Amboseli is small — only 392 km² — but its setting is unforgettable. The snows of Kilimanjaro rise 5,895 metres above the plain in northern Tanzania, while in the foreground Amboseli's elephant families cross dry pans, swamps and acacia woodlands fed by springs from the mountain.
The park has been the subject of one of the longest-running elephant studies in the world (the Amboseli Trust for Elephants, since 1972). The result is that many of its great tuskers — males carrying ivory that almost touches the ground — are known individually. Seeing them in front of Kilimanjaro is, frankly, the cliché of African photography for a reason.

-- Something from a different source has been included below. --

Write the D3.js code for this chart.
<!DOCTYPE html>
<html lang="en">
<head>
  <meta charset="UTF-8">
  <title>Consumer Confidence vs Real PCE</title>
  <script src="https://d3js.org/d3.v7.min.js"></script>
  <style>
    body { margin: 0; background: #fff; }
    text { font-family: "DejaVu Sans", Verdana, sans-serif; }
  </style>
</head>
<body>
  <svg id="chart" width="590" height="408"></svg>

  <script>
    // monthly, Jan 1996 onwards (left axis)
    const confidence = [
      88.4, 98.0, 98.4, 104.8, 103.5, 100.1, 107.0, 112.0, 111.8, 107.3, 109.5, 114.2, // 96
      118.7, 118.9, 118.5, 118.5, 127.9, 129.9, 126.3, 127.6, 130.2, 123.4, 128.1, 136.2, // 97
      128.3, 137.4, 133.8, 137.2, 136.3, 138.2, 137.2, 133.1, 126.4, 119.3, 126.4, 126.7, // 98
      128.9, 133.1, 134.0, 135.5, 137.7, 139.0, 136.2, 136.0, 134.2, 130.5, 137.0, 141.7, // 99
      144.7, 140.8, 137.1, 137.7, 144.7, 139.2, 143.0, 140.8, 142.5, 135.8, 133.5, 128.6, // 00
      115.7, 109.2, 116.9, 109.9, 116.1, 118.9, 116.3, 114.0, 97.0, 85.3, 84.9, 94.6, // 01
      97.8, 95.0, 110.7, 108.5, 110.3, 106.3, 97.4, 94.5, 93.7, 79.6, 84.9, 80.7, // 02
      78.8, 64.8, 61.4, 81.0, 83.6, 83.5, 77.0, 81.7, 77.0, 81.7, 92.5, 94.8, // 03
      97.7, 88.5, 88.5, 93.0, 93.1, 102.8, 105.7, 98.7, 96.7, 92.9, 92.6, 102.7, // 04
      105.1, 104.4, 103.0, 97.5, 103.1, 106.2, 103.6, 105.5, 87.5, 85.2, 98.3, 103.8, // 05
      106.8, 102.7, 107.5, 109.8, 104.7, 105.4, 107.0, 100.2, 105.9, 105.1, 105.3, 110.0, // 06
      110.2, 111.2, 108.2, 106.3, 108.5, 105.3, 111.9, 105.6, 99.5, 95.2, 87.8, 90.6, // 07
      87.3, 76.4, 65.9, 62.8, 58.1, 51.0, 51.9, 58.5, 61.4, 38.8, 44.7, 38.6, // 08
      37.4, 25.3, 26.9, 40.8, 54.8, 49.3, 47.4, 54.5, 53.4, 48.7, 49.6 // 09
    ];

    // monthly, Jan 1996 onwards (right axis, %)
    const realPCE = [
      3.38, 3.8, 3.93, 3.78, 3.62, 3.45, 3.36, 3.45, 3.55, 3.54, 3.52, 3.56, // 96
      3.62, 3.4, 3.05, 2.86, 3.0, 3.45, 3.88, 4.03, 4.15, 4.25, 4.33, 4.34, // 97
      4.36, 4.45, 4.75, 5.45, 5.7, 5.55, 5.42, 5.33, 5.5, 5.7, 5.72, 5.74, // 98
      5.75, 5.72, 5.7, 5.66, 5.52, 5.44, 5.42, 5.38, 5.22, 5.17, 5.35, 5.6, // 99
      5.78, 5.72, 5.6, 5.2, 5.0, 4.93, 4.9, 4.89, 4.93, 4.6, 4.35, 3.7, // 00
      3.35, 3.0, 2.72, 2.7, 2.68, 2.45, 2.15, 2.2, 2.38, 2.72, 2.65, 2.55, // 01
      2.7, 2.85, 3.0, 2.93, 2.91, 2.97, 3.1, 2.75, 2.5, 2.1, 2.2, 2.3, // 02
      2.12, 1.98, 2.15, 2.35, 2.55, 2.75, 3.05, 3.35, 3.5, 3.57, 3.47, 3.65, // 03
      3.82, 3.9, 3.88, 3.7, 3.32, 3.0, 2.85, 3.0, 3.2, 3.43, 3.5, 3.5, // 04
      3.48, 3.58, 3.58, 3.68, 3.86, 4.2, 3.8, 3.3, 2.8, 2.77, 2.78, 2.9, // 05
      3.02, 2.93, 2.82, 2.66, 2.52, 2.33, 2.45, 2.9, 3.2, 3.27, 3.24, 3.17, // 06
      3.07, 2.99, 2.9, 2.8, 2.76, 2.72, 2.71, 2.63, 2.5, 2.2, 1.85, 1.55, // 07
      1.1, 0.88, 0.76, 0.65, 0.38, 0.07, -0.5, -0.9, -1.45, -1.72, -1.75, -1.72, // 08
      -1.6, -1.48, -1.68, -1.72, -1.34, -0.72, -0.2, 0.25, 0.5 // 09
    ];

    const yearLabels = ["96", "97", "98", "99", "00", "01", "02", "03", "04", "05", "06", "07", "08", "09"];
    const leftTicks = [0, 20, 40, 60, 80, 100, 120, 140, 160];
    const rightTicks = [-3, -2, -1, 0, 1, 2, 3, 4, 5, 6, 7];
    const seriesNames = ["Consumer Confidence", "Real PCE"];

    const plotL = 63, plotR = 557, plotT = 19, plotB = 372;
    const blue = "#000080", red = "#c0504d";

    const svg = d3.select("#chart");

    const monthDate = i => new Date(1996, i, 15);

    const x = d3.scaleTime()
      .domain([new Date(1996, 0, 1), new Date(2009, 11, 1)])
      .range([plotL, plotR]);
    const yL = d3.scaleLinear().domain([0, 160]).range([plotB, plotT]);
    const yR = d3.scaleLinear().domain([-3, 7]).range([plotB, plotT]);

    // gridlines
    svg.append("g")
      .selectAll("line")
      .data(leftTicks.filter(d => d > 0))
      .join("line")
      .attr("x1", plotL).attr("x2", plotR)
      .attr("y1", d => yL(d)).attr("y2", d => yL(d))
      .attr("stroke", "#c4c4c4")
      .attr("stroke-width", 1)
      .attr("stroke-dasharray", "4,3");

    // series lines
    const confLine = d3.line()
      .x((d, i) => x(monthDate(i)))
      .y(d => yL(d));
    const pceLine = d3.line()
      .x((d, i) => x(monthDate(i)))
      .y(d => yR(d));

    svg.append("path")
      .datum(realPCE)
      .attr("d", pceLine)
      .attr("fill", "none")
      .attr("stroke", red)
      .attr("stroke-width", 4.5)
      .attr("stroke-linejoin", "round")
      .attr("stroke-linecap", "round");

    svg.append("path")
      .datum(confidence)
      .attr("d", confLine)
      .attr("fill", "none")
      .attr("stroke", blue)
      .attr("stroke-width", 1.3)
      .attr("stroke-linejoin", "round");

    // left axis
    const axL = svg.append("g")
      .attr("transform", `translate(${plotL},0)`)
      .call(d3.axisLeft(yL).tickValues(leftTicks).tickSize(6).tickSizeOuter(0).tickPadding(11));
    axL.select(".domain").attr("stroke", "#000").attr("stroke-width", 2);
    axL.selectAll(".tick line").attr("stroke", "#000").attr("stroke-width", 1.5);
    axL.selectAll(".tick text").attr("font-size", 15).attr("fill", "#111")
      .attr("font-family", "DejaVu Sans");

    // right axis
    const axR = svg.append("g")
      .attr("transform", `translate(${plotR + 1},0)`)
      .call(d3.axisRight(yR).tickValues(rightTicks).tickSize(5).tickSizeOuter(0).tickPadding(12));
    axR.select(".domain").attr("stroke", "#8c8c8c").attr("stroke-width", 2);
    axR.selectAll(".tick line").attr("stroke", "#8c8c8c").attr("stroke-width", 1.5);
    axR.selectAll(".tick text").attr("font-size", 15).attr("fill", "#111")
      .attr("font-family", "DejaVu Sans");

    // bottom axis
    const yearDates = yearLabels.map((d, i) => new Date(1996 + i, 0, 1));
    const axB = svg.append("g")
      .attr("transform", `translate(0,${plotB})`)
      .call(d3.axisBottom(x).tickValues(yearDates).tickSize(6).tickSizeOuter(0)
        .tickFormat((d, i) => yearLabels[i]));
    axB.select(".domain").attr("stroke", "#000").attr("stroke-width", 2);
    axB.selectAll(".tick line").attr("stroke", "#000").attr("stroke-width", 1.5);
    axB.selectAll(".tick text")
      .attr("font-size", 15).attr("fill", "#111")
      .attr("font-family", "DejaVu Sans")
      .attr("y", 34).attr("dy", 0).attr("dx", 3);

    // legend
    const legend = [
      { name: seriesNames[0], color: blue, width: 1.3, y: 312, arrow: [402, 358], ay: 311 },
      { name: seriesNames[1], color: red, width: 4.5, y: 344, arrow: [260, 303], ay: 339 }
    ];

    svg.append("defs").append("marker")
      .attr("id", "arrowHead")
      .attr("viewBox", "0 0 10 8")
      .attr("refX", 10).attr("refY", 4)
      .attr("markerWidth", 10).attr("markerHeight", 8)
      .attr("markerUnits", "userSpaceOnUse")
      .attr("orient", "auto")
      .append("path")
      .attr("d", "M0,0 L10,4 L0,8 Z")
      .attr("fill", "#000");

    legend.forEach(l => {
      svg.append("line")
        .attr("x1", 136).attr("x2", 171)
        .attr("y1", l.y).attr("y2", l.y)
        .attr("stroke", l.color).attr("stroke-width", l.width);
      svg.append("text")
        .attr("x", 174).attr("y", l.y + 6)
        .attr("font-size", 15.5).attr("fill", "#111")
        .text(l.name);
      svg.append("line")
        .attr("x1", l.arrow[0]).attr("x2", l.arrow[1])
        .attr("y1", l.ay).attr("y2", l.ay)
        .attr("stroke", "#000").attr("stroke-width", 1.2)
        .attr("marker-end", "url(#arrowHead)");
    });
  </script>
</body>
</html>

Beyond the elephants, Amboseli is excellent for lion, cheetah, hyena and a long list of plains game. It is one of the best places in East Africa for a family safari: open landscapes, easy game viewing, short drives between sightings.
Highlights
- Kilimanjaro panoramas — best at sunrise
- Some of Africa's last great tusker elephants
- Maasai cultural visits — Amboseli sits in Maasai land
- Exceptional for first safaris and families
- Open plains — excellent visibility
- Easy to combine with a Mount Kilimanjaro climb or Mara extension
When to go
June–October and January–February are the driest months, with the clearest mountain views. The short rains in November and the long rains in April–May can hide Kilimanjaro for days at a time.
Wildlife
Big herds of elephant, lion, cheetah, buffalo, hyena, giraffe, zebra, wildebeest. Leopard is present but scarce. Excellent birdlife around the swamps — over 400 species.
Why we love it
Because the photograph never lies. Watching a hundred-strong elephant herd walk across the plain with the white peak of Kilimanjaro behind them is one of those moments travel was invented for.